Initiating a reimbursement claim requires meticulous preparation of specific information and supporting documentation. For each expense, individuals must gather precise details including the date the expense was incurred, the exact amount spent, the business purpose or reason for the expenditure, and the vendor or merchant from whom the purchase was made.
Supporting documentation is also necessary to substantiate each claim, including original receipts, itemized invoices, or proof of payment such as credit card statements. This information is then often transcribed onto a designated reimbursement form, either physical or digital, ensuring all required fields are accurately completed before submission.

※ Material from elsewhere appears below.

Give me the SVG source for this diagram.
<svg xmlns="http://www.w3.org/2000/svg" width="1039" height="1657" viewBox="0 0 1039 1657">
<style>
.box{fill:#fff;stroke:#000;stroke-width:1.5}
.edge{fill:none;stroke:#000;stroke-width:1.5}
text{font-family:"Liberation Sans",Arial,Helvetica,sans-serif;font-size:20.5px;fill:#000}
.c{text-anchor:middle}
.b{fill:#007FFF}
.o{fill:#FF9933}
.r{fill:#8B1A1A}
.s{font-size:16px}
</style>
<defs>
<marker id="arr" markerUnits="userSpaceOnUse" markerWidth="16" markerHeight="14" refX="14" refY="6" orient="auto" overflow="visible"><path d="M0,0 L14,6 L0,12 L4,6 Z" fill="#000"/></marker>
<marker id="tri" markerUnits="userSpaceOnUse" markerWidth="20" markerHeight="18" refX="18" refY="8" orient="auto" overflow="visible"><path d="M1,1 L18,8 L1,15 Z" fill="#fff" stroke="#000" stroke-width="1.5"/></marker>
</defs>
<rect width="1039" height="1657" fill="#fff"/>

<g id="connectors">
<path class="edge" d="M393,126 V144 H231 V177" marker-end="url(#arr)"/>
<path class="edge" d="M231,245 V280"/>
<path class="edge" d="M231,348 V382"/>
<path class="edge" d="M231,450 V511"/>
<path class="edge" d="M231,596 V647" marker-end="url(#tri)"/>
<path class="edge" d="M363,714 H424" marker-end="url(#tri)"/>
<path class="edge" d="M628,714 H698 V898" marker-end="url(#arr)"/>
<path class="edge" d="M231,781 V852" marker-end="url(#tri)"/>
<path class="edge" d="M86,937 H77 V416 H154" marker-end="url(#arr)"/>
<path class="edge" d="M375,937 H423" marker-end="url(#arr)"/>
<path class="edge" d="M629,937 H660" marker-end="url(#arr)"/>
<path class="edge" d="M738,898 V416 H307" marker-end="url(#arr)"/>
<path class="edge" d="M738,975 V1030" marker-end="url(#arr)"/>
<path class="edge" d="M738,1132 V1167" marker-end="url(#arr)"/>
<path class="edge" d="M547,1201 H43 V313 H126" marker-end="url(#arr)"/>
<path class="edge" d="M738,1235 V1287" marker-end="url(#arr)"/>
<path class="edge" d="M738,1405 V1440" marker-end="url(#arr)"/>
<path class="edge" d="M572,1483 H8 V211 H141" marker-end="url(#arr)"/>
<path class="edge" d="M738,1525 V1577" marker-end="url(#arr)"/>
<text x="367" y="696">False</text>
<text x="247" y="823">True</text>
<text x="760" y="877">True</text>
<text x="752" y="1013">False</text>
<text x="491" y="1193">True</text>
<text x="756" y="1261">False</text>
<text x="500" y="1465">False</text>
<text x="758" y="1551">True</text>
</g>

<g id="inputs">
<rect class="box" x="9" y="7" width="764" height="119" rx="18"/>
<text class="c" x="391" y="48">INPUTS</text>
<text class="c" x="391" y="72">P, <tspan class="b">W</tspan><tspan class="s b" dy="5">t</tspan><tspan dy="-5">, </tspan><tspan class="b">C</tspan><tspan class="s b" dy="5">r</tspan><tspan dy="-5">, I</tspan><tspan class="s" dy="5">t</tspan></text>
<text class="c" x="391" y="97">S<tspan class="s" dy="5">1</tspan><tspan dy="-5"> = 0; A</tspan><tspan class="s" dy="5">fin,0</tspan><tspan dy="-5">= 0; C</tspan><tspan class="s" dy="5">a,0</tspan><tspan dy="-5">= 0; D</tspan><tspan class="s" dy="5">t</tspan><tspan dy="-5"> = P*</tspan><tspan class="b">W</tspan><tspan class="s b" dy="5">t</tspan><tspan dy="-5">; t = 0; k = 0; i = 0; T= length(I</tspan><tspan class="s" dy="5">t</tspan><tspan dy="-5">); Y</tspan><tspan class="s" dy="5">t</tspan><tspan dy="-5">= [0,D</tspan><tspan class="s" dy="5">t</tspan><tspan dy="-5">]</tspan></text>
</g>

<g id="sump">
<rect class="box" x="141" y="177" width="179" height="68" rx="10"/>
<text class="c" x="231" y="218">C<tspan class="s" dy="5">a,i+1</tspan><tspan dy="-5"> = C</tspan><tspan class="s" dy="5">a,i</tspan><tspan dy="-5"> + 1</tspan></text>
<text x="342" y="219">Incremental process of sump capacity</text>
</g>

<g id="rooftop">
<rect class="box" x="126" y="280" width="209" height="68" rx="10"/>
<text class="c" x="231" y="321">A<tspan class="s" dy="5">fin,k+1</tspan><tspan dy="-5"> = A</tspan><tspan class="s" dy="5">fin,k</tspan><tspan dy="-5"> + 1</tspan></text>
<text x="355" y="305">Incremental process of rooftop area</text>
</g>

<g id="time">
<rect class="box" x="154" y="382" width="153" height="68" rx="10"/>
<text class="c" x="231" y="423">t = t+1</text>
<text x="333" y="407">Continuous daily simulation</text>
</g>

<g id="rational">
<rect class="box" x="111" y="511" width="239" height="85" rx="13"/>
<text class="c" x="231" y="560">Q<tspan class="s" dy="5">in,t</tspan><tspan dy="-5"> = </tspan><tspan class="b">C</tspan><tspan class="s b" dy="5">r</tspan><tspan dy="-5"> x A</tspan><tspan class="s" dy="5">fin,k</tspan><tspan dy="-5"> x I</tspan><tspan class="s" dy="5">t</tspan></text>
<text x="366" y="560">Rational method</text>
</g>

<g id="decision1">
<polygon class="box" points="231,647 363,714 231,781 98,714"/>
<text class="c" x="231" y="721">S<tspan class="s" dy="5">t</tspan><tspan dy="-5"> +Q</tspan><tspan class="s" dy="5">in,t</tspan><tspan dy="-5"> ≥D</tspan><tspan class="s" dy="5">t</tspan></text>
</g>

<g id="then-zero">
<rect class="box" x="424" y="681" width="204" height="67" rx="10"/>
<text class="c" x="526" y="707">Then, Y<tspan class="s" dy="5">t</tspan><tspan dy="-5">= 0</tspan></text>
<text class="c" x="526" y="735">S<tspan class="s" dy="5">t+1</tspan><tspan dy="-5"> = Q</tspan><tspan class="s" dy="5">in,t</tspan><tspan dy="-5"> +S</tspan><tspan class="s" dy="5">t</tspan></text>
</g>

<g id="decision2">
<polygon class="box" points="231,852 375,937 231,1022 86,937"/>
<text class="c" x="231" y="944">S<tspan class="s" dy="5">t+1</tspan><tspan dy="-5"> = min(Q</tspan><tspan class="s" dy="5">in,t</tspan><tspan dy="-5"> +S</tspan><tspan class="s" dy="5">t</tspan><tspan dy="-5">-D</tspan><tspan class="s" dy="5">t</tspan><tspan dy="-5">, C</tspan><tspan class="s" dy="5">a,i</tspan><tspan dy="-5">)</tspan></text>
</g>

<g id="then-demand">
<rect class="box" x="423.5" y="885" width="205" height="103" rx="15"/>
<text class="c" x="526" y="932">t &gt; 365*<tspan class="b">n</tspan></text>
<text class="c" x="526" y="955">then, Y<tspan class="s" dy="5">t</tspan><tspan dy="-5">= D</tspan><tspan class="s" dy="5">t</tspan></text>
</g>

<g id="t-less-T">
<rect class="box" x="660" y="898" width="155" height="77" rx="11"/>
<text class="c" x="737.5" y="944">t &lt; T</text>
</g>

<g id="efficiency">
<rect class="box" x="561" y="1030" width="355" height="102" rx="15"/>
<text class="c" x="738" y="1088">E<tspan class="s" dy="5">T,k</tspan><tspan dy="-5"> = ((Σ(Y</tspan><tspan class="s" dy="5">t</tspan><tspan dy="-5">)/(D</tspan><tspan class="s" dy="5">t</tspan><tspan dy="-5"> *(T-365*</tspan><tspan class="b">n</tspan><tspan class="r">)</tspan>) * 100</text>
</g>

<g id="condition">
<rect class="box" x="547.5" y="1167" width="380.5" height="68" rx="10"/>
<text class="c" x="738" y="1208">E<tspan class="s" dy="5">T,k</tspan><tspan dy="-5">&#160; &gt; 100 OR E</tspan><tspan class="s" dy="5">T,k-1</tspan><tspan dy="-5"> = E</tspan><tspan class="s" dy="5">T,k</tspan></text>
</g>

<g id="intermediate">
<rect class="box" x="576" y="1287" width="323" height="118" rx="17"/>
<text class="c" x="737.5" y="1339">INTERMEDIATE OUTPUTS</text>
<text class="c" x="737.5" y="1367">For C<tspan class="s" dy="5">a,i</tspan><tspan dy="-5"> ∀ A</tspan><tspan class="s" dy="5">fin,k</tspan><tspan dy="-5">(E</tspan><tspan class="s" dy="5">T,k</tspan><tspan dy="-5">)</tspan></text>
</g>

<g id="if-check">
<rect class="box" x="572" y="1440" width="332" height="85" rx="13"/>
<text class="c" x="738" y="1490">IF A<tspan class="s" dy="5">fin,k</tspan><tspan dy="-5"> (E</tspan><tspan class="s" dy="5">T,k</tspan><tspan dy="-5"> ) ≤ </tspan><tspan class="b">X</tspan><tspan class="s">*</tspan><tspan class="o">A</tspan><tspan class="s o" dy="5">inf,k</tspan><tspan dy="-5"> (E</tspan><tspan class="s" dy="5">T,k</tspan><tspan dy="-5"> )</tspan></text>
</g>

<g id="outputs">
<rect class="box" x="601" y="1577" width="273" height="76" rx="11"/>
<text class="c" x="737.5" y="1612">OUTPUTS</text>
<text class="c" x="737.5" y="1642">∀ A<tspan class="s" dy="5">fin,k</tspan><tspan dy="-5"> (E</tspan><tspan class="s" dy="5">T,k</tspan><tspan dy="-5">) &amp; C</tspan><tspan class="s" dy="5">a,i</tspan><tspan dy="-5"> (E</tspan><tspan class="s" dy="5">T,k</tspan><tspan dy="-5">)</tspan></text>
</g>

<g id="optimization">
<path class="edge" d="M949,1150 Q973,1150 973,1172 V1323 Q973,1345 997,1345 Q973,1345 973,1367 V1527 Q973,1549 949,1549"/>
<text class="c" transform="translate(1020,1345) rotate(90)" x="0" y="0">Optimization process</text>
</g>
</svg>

Once all preparatory information and documentation are assembled and the claim form is accurately filled, the procedural phase of submission begins. Claims are commonly submitted through an online portal or expense management system, which allows for digital upload of receipts and direct entry of expense details. Alternatively, physical forms and attached receipts may be mailed or delivered to a specific accounting or human resources department.
After submission, the claim undergoes a review period by the responsible party to verify its accuracy and adherence to established policies. This review takes a few business days, often between 3 to 10 days, depending on the volume and complexity of claims. Approved reimbursements are then processed for payment, commonly distributed via direct deposit into the individual’s bank account or through a mailed check.
The tax treatment of reimbursements for the recipient largely depends on whether the payment falls under an “accountable plan” or a “non-accountable plan” as defined by the Internal Revenue Service (IRS). Under an accountable plan, reimbursements are not considered taxable income to the employee. For a plan to be accountable, expenses must have a business connection, be adequately substantiated with documentation within a reasonable time, and any excess reimbursement must be returned to the employer within a reasonable period.
Conversely, reimbursements made under a non-accountable plan are included in an employee’s gross income and are subject to income tax and employment taxes. A plan is considered non-accountable if it fails to meet any of the three criteria for an accountable plan. For instance, if an employee receives an allowance for expenses without being required to substantiate the costs or return any unspent portion, it would likely be treated as taxable wages. Understanding this distinction is important for individuals to properly assess their taxable income.